» **What needs to be done**:
Begin with the first line and repeat exactly through the line containing "const Y_TICK_LABELS = [10, 100, 1000];"; leave every image out.

» **Source material**:
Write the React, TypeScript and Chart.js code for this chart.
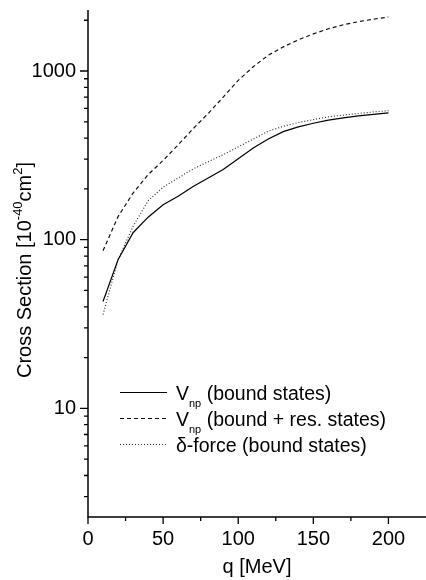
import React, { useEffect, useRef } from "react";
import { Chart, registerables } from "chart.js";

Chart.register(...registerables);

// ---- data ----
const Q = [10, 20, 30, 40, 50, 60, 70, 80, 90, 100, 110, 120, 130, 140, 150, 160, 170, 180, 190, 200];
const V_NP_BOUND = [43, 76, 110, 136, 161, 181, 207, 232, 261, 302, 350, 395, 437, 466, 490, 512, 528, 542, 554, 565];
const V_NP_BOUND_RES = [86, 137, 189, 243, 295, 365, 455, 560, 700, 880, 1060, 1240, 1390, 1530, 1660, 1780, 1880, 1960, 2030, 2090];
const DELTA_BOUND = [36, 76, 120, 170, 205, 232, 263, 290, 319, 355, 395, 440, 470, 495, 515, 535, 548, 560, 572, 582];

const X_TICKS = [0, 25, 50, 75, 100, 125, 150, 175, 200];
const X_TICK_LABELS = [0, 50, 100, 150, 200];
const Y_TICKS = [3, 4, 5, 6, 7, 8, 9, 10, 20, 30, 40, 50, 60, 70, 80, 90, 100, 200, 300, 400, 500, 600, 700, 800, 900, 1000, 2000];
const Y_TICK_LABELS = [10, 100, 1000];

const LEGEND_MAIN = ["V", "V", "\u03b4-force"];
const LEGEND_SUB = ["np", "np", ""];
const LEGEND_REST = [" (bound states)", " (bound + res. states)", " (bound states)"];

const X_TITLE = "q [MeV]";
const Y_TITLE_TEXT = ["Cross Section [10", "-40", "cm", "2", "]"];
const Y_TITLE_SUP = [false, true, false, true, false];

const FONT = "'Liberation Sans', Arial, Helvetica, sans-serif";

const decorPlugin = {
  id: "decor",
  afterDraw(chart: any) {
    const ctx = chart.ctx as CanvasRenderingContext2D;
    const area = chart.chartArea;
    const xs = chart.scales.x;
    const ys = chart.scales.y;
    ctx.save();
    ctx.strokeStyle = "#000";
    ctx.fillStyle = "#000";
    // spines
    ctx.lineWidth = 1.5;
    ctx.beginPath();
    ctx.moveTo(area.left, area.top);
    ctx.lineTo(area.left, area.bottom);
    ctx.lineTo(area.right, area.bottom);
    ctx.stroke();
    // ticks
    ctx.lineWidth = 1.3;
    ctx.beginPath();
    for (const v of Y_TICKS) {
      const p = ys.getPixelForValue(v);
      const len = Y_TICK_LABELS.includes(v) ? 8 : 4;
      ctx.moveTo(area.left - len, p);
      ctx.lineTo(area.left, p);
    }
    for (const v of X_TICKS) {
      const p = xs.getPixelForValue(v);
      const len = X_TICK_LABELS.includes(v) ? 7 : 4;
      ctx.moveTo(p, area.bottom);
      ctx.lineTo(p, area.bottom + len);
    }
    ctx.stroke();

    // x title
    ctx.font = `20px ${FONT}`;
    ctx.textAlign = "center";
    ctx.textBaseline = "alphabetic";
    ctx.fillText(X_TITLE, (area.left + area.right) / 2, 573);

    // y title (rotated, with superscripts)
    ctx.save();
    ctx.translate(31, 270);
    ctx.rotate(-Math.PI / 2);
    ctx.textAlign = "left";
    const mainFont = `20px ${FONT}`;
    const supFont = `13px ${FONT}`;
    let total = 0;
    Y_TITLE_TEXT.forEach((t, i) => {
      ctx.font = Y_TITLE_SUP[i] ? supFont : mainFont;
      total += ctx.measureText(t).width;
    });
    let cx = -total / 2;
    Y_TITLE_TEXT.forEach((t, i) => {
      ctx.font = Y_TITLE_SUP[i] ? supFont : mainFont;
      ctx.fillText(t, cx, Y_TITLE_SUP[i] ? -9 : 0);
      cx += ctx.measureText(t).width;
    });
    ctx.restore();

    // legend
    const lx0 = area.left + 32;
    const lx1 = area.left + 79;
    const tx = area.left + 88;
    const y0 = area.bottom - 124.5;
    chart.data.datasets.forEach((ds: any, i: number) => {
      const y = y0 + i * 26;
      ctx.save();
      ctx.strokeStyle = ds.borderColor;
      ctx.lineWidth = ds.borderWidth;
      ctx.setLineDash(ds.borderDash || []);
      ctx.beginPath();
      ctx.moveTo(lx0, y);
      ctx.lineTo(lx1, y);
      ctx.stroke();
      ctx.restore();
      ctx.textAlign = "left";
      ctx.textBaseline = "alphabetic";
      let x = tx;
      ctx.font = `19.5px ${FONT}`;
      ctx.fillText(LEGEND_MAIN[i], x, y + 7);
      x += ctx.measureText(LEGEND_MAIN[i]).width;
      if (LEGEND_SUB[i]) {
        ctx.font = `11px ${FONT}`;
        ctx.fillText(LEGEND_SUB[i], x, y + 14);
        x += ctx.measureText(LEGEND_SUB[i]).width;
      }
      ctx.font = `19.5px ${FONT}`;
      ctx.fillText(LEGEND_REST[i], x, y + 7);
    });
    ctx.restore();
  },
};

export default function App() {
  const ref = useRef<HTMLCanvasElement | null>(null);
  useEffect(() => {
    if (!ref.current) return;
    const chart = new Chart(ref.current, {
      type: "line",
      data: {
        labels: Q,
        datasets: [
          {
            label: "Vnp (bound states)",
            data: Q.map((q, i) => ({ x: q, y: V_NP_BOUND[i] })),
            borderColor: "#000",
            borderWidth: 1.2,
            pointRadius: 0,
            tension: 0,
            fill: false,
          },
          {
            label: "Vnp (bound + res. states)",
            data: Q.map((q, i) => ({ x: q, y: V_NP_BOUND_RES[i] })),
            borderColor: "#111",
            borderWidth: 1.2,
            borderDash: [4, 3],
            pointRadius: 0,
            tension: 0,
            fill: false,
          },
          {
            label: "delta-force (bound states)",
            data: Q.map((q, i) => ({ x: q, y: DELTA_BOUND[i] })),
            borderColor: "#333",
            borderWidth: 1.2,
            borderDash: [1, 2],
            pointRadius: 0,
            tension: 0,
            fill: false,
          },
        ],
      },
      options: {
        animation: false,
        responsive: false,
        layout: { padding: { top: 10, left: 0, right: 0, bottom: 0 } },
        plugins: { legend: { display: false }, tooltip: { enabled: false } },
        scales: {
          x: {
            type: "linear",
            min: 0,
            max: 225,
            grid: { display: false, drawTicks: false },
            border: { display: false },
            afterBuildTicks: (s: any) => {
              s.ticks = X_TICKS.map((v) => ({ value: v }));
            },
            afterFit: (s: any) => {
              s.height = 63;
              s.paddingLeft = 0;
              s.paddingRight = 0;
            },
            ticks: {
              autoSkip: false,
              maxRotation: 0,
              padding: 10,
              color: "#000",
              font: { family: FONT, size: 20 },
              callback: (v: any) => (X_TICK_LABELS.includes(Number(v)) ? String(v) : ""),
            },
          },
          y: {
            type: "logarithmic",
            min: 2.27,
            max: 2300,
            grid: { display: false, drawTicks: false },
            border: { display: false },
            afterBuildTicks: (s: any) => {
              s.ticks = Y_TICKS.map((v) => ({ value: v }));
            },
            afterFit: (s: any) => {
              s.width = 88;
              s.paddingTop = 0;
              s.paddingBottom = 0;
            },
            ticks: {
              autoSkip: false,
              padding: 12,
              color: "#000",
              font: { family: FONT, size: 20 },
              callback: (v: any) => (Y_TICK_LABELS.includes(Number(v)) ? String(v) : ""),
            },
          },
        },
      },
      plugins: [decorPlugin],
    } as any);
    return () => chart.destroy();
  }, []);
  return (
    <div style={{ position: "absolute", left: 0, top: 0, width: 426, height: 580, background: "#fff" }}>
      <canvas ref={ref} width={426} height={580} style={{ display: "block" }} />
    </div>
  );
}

» **Finished exercise**:
Write the React, TypeScript and Chart.js code for this chart.
import React, { useEffect, useRef } from "react";
import { Chart, registerables } from "chart.js";

Chart.register(...registerables);

// ---- data ----
const Q = [10, 20, 30, 40, 50, 60, 70, 80, 90, 100, 110, 120, 130, 140, 150, 160, 170, 180, 190, 200];
const V_NP_BOUND = [43, 76, 110, 136, 161, 181, 207, 232, 261, 302, 350, 395, 437, 466, 490, 512, 528, 542, 554, 565];
const V_NP_BOUND_RES = [86, 137, 189, 243, 295, 365, 455, 560, 700, 880, 1060, 1240, 1390, 1530, 1660, 1780, 1880, 1960, 2030, 2090];
const DELTA_BOUND = [36, 76, 120, 170, 205, 232, 263, 290, 319, 355, 395, 440, 470, 495, 515, 535, 548, 560, 572, 582];

const X_TICKS = [0, 25, 50, 75, 100, 125, 150, 175, 200];
const X_TICK_LABELS = [0, 50, 100, 150, 200];
const Y_TICKS = [3, 4, 5, 6, 7, 8, 9, 10, 20, 30, 40, 50, 60, 70, 80, 90, 100, 200, 300, 400, 500, 600, 700, 800, 900, 1000, 2000];
const Y_TICK_LABELS = [10, 100, 1000];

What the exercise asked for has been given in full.